Орлис задумчиво погладил Бафа по мягкому густому меху. Подмигнул жбрыху и очень серьезно кивнул. Сокрушенно вздохнул, еще более усиливая в восприятии спутника свое огорчение и неохотное согласие.
— Ну, дело твое, — напоказ надулся эфрит. — Тогда мы просто посидим рядом. И я займусь тем, о чем просила мама. Магия требует дисциплины. Я буду учиться концентрации.
— Учись, — согласился Ёрра.
— Ты потерпи, это скучно, но недолго, — пообещал эфрит. — Меня надолго не хватит.
Зрец рассмеялся и откинулся на подушки, прикрывая утомленные светом слезящиеся глаза. Свой отказ от зрения он полагал исключительной глупостью — и ничего не мог поделать с виной и порожденным ею упрямством. Раз кровь погибшего пленника не сохранила ему возможность видеть, не следует возвращать утраченное и теперь. Так он говорил себе день за днем. Находил в слепоте наказание — и своеобразное избавление от боли душевной.
Орлис сидел очень прямо и шептал незнакомые слова на своем родном наречии мягко, напевно, слитно. Не разобрать, где кончается одно и начинается другое. Иногда ровный поток взбаламучивал Баф, решительно щелкая и посвистывая. Постепенно звуки усыпили Ёрру.

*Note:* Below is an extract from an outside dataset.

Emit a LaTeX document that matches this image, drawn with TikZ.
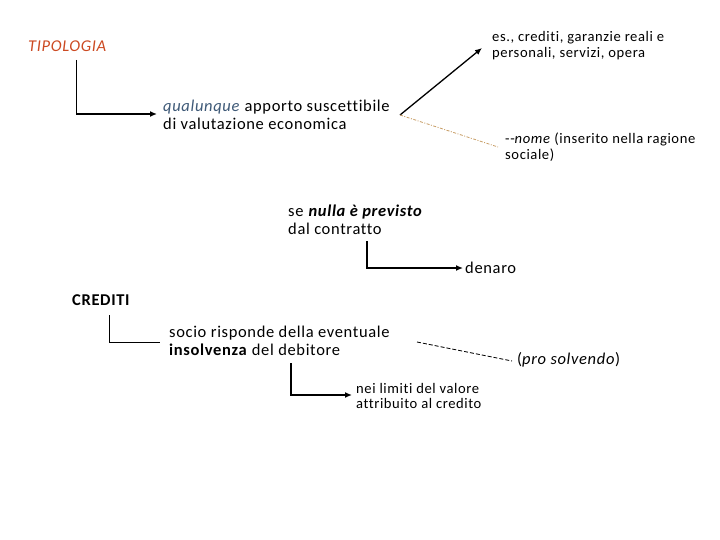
\documentclass[tikz,border=0pt]{standalone}
\usepackage{fontspec}
\setmainfont{Carlito}[LetterSpace=4, Ligatures=NoCommon]
\usetikzlibrary{arrows.meta}
\definecolor{tipcol}{HTML}{CC4A22}
\definecolor{qualcol}{HTML}{3F5A78}
\definecolor{dotcol}{HTML}{C89E66}
\tikzset{
  txt/.style={inner sep=0pt, anchor=west, align=left, font=\fontsize{16.5}{17.5}\selectfont},
  smalltxt/.style={inner sep=0pt, anchor=west, align=left, font=\fontsize{14.6}{15.5}\selectfont},
  conn/.style={line width=1.3pt, black},
  arr/.style={conn, -{Latex[length=7pt,width=6pt]}},
}
\begin{document}
\begin{tikzpicture}[x=1pt,y=-1pt]
\useasboundingbox[fill=white] (0,0) rectangle (720,540);

\node[txt, text=tipcol] (tip) at (28,46) {\textit{TIPOLOGIA}};
\node[txt] (qual) at (163,115) {{\color{qualcol}\textit{qualunque}} apporto suscettibile\\di valutazione economica};
\node[smalltxt] (es) at (492,45.5) {es., crediti, garanzie reali e\\personali, servizi, opera};
\node[smalltxt] (nome) at (505,147) {-{}-\textit{nome} (inserito nella ragione\\sociale)};
\node[txt] (se) at (288,220) {se \textbf{\textit{nulla è previsto}}\\dal contratto};
\node[txt] (den) at (465,268) {denaro};
\node[txt] (cred) at (72,300) {\textbf{CREDITI}};
\node[txt] (socio) at (169,341) {socio risponde della eventuale\\\textbf{insolvenza} del debitore};
\node[txt] (pro) at (517,360) {(\textit{pro solvendo})};
\node[smalltxt] (nei) at (356,396) {nei limiti del valore\\attribuito al credito};

\coordinate (c1) at (76.5,60);
\coordinate (c2) at (367,241);
\coordinate (c3) at (109,315);
\coordinate (c4) at (291,363);
\coordinate (q) at (400,115);
\coordinate (s) at (417,342);

\draw[arr] (c1) |- ([xshift=-6pt,yshift=1pt]qual.west);
\draw[arr] (q) -- ([xshift=-10pt,yshift=-2.5pt]es.west);
\draw[dotcol, line width=0.8pt, dash pattern=on 3pt off 1.5pt on 1pt off 1.5pt] (q) -- ([xshift=-7pt]nome.west);
\draw[arr] (c2) |- ([xshift=-2pt]den.west);
\draw[conn, line width=0.8pt] (c3) |- ([xshift=-9pt,yshift=-1pt]socio.west);
\draw[black, line width=0.8pt, dash pattern=on 4pt off 2pt] (s) -- ([xshift=-5pt,yshift=-1pt]pro.west);
\draw[arr] (c4) |- ([xshift=-4pt,yshift=1pt]nei.west);
\end{tikzpicture}
\end{document}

Эфрит коварно прищурился, кивнул жбрыху, мгновенно запрыгнувшему ему на колени. В его детском пока еще знании магии осталось немало пробелов. Концентрация к их числу не относилась. Чаще всего мама упоминала в числе главных бед унаследованную от нее же самонадеянность, готовность считать личное мнение наиболее правильным. Что делать, какой уж есть… Он решил вылечить Ёрру, и своего добьется.